Problem details => Output all entries verbatim. Skip pictures.

(Recorded data)
—————
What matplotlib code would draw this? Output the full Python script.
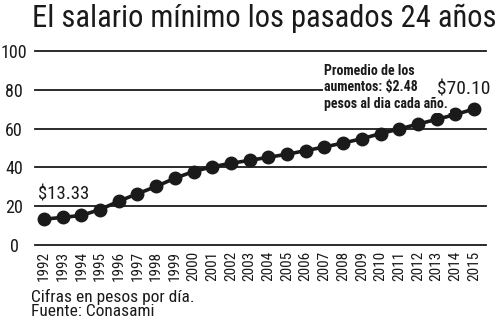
import matplotlib.pyplot as plt

years = list(range(1992, 2016))
salario = [13.33, 14.27, 15.27, 18.30, 22.60, 26.45, 30.20, 34.45, 37.90, 40.35,
           42.15, 43.65, 45.24, 46.80, 48.67, 50.57, 52.59, 54.80, 57.46, 59.82,
           62.33, 64.76, 67.29, 70.10]
yticks = [0, 20, 40, 60, 80, 100]

plt.rcParams['font.family'] = ['Roboto Condensed', 'DejaVu Sans']

ink = '#1a1a1a'
fig = plt.figure(figsize=(5, 3.25), dpi=100)
ax = fig.add_axes([0.07, 0.246, 0.902, 0.597])

for v in yticks:
    ax.axhline(v, color=ink, lw=1.3, zorder=1, clip_on=False)
ax.plot(years, salario, color=ink, lw=2.6, marker='o', ms=9, zorder=3)

ax.set_xlim(1992 - 0.48, 2015 + 0.64)
ax.set_ylim(0, 100)
ax.set_xticks(years)
ax.set_xticklabels([str(y) for y in years], rotation=90, fontsize=11, color=ink)
ax.set_yticks(yticks)
ax.set_yticklabels([str(v) for v in yticks], fontsize=13, color=ink, ha='center')
ax.tick_params(length=0, pad=4)
ax.tick_params(axis='y', pad=15)
for s in ax.spines.values():
    s.set_visible(False)

# etiquetas de los extremos
ax.text(1992 - 0.3, 21.5, '$13.33', fontsize=13.5, color=ink, va='bottom', ha='left')
ax.text(2015.86, 77.6, '$70.10', fontsize=14, color=ink, va='baseline', ha='right', zorder=5,
        bbox=dict(facecolor='white', edgecolor='none', pad=0.3))
ax.text(2007.0, 93.5, 'Promedio de los\naumentos: $2.48\npesos al dia cada año.',
        fontsize=10, fontweight='bold', color=ink, va='top', ha='left', linespacing=1.25,
        bbox=dict(facecolor='white', edgecolor='none', pad=1), zorder=4)

fig.text(0.064, 0.99, 'El salario mínimo los pasados 24 años', fontsize=22,
         color=ink, va='top', ha='left')
fig.text(0.062, 0.02, 'Cifras en pesos por día.\nFuente: Conasami', fontsize=12.5,
         color=ink, va='bottom', ha='left', linespacing=0.9)

fig.savefig('out.png', dpi=100, facecolor='white')
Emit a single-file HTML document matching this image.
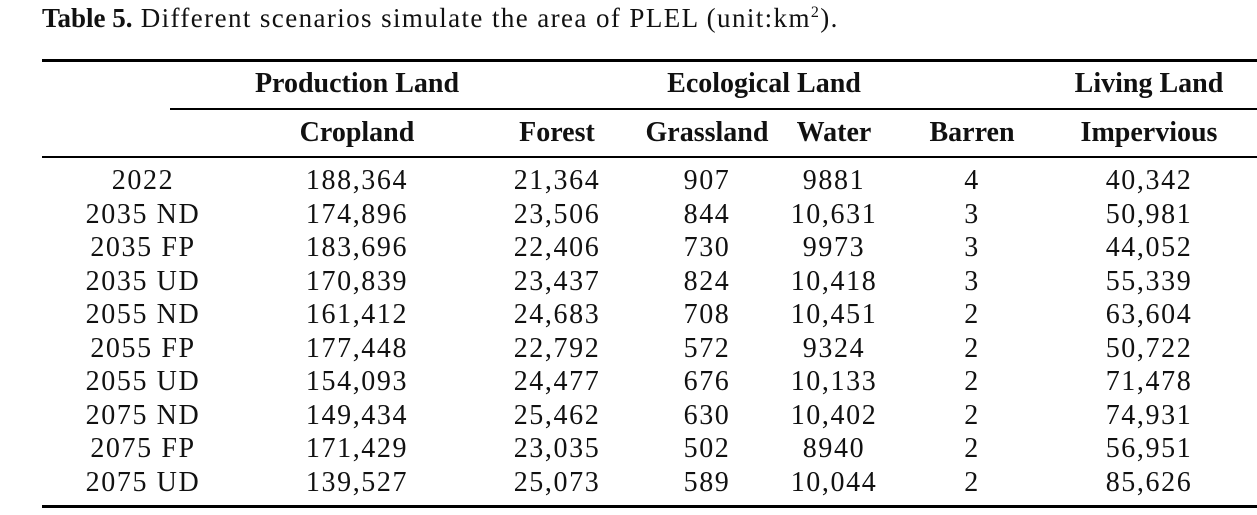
<!DOCTYPE html>
<html><head><meta charset="utf-8"><style>
body{margin:0;width:1257px;height:515px;background:#fff;position:relative;overflow:hidden;font-family:"Liberation Serif",serif;color:#111}
.t{position:absolute;white-space:nowrap;font-size:28px;line-height:30px;letter-spacing:1.6px;transform:translateX(-50%)}
.b{font-weight:bold;font-size:28px;letter-spacing:0}
.r{position:absolute;background:#000;right:0}
</style></head><body>
<div style="position:absolute;left:42px;top:3px;font-size:27px;letter-spacing:1.4px;line-height:30px;white-space:nowrap"><b style="letter-spacing:0">Table 5.</b> Different scenarios simulate the area of PLEL (unit:km<sup style="font-size:16px;line-height:0">2</sup>).</div>
<div class="r" style="left:42px;top:59px;height:3px"></div>
<div class="r" style="left:170px;top:108px;height:1.5px"></div>
<div class="r" style="left:42px;top:156px;height:1.5px"></div>
<div class="r" style="left:42px;top:505px;height:3px"></div>
<div class="t b" style="left:357px;top:69px">Production Land</div>
<div class="t b" style="left:764px;top:69px">Ecological Land</div>
<div class="t b" style="left:1149px;top:69px">Living Land</div>
<div class="t b" style="left:357px;top:118px">Cropland</div>
<div class="t b" style="left:557px;top:118px">Forest</div>
<div class="t b" style="left:707px;top:118px">Grassland</div>
<div class="t b" style="left:834px;top:118px">Water</div>
<div class="t b" style="left:972px;top:118px">Barren</div>
<div class="t b" style="left:1149px;top:118px">Impervious</div>
<div id="rows"></div>
<script>
var d=[["2022","188,364","21,364","907","9881","4","40,342"],
["2035 ND","174,896","23,506","844","10,631","3","50,981"],
["2035 FP","183,696","22,406","730","9973","3","44,052"],
["2035 UD","170,839","23,437","824","10,418","3","55,339"],
["2055 ND","161,412","24,683","708","10,451","2","63,604"],
["2055 FP","177,448","22,792","572","9324","2","50,722"],
["2055 UD","154,093","24,477","676","10,133","2","71,478"],
["2075 ND","149,434","25,462","630","10,402","2","74,931"],
["2075 FP","171,429","23,035","502","8940","2","56,951"],
["2075 UD","139,527","25,073","589","10,044","2","85,626"]];
var xs=[143,357,557,707,834,972,1149],h="";
d.forEach(function(r,i){var y=166+i*33.5;r.forEach(function(c,j){h+='<div class="t" style="left:'+xs[j]+'px;top:'+y+'px">'+c+'</div>';});});
document.getElementById("rows").innerHTML=h;
</script>
</body></html>
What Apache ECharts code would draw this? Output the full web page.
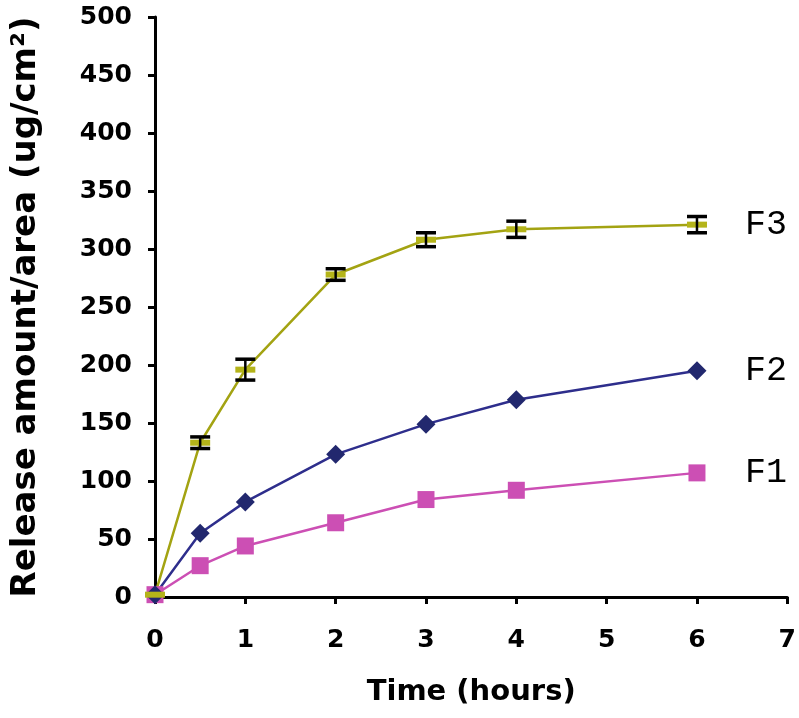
—————
Response to this exercise =>
What matplotlib code would draw this? Output the full Python script.
import matplotlib.pyplot as plt

years = list(range(1992, 2016))
salario = [13.33, 14.27, 15.27, 18.30, 22.60, 26.45, 30.20, 34.45, 37.90, 40.35,
           42.15, 43.65, 45.24, 46.80, 48.67, 50.57, 52.59, 54.80, 57.46, 59.82,
           62.33, 64.76, 67.29, 70.10]
yticks = [0, 20, 40, 60, 80, 100]

plt.rcParams['font.family'] = ['Roboto Condensed', 'DejaVu Sans']

ink = '#1a1a1a'
fig = plt.figure(figsize=(5, 3.25), dpi=100)
ax = fig.add_axes([0.07, 0.246, 0.902, 0.597])

for v in yticks:
    ax.axhline(v, color=ink, lw=1.3, zorder=1, clip_on=False)
ax.plot(years, salario, color=ink, lw=2.6, marker='o', ms=9, zorder=3)

ax.set_xlim(1992 - 0.48, 2015 + 0.64)
ax.set_ylim(0, 100)
ax.set_xticks(years)
ax.set_xticklabels([str(y) for y in years], rotation=90, fontsize=11, color=ink)
ax.set_yticks(yticks)
ax.set_yticklabels([str(v) for v in yticks], fontsize=13, color=ink, ha='center')
ax.tick_params(length=0, pad=4)
ax.tick_params(axis='y', pad=15)
for s in ax.spines.values():
    s.set_visible(False)

# etiquetas de los extremos
ax.text(1992 - 0.3, 21.5, '$13.33', fontsize=13.5, color=ink, va='bottom', ha='left')
ax.text(2015.86, 77.6, '$70.10', fontsize=14, color=ink, va='baseline', ha='right', zorder=5,
        bbox=dict(facecolor='white', edgecolor='none', pad=0.3))
ax.text(2007.0, 93.5, 'Promedio de los\naumentos: $2.48\npesos al dia cada año.',
        fontsize=10, fontweight='bold', color=ink, va='top', ha='left', linespacing=1.25,
        bbox=dict(facecolor='white', edgecolor='none', pad=1), zorder=4)

fig.text(0.064, 0.99, 'El salario mínimo los pasados 24 años', fontsize=22,
         color=ink, va='top', ha='left')
fig.text(0.062, 0.02, 'Cifras en pesos por día.\nFuente: Conasami', fontsize=12.5,
         color=ink, va='bottom', ha='left', linespacing=0.9)

fig.savefig('out.png', dpi=100, facecolor='white')
Emit a single-file HTML document matching this image.
<!DOCTYPE html>
<html><head><meta charset="utf-8"><style>
body{margin:0;width:1257px;height:515px;background:#fff;position:relative;overflow:hidden;font-family:"Liberation Serif",serif;color:#111}
.t{position:absolute;white-space:nowrap;font-size:28px;line-height:30px;letter-spacing:1.6px;transform:translateX(-50%)}
.b{font-weight:bold;font-size:28px;letter-spacing:0}
.r{position:absolute;background:#000;right:0}
</style></head><body>
<div style="position:absolute;left:42px;top:3px;font-size:27px;letter-spacing:1.4px;line-height:30px;white-space:nowrap"><b style="letter-spacing:0">Table 5.</b> Different scenarios simulate the area of PLEL (unit:km<sup style="font-size:16px;line-height:0">2</sup>).</div>
<div class="r" style="left:42px;top:59px;height:3px"></div>
<div class="r" style="left:170px;top:108px;height:1.5px"></div>
<div class="r" style="left:42px;top:156px;height:1.5px"></div>
<div class="r" style="left:42px;top:505px;height:3px"></div>
<div class="t b" style="left:357px;top:69px">Production Land</div>
<div class="t b" style="left:764px;top:69px">Ecological Land</div>
<div class="t b" style="left:1149px;top:69px">Living Land</div>
<div class="t b" style="left:357px;top:118px">Cropland</div>
<div class="t b" style="left:557px;top:118px">Forest</div>
<div class="t b" style="left:707px;top:118px">Grassland</div>
<div class="t b" style="left:834px;top:118px">Water</div>
<div class="t b" style="left:972px;top:118px">Barren</div>
<div class="t b" style="left:1149px;top:118px">Impervious</div>
<div id="rows"></div>
<script>
var d=[["2022","188,364","21,364","907","9881","4","40,342"],
["2035 ND","174,896","23,506","844","10,631","3","50,981"],
["2035 FP","183,696","22,406","730","9973","3","44,052"],
["2035 UD","170,839","23,437","824","10,418","3","55,339"],
["2055 ND","161,412","24,683","708","10,451","2","63,604"],
["2055 FP","177,448","22,792","572","9324","2","50,722"],
["2055 UD","154,093","24,477","676","10,133","2","71,478"],
["2075 ND","149,434","25,462","630","10,402","2","74,931"],
["2075 FP","171,429","23,035","502","8940","2","56,951"],
["2075 UD","139,527","25,073","589","10,044","2","85,626"]];
var xs=[143,357,557,707,834,972,1149],h="";
d.forEach(function(r,i){var y=166+i*33.5;r.forEach(function(c,j){h+='<div class="t" style="left:'+xs[j]+'px;top:'+y+'px">'+c+'</div>';});});
document.getElementById("rows").innerHTML=h;
</script>
</body></html>
What Apache ECharts code would draw this? Output the full web page.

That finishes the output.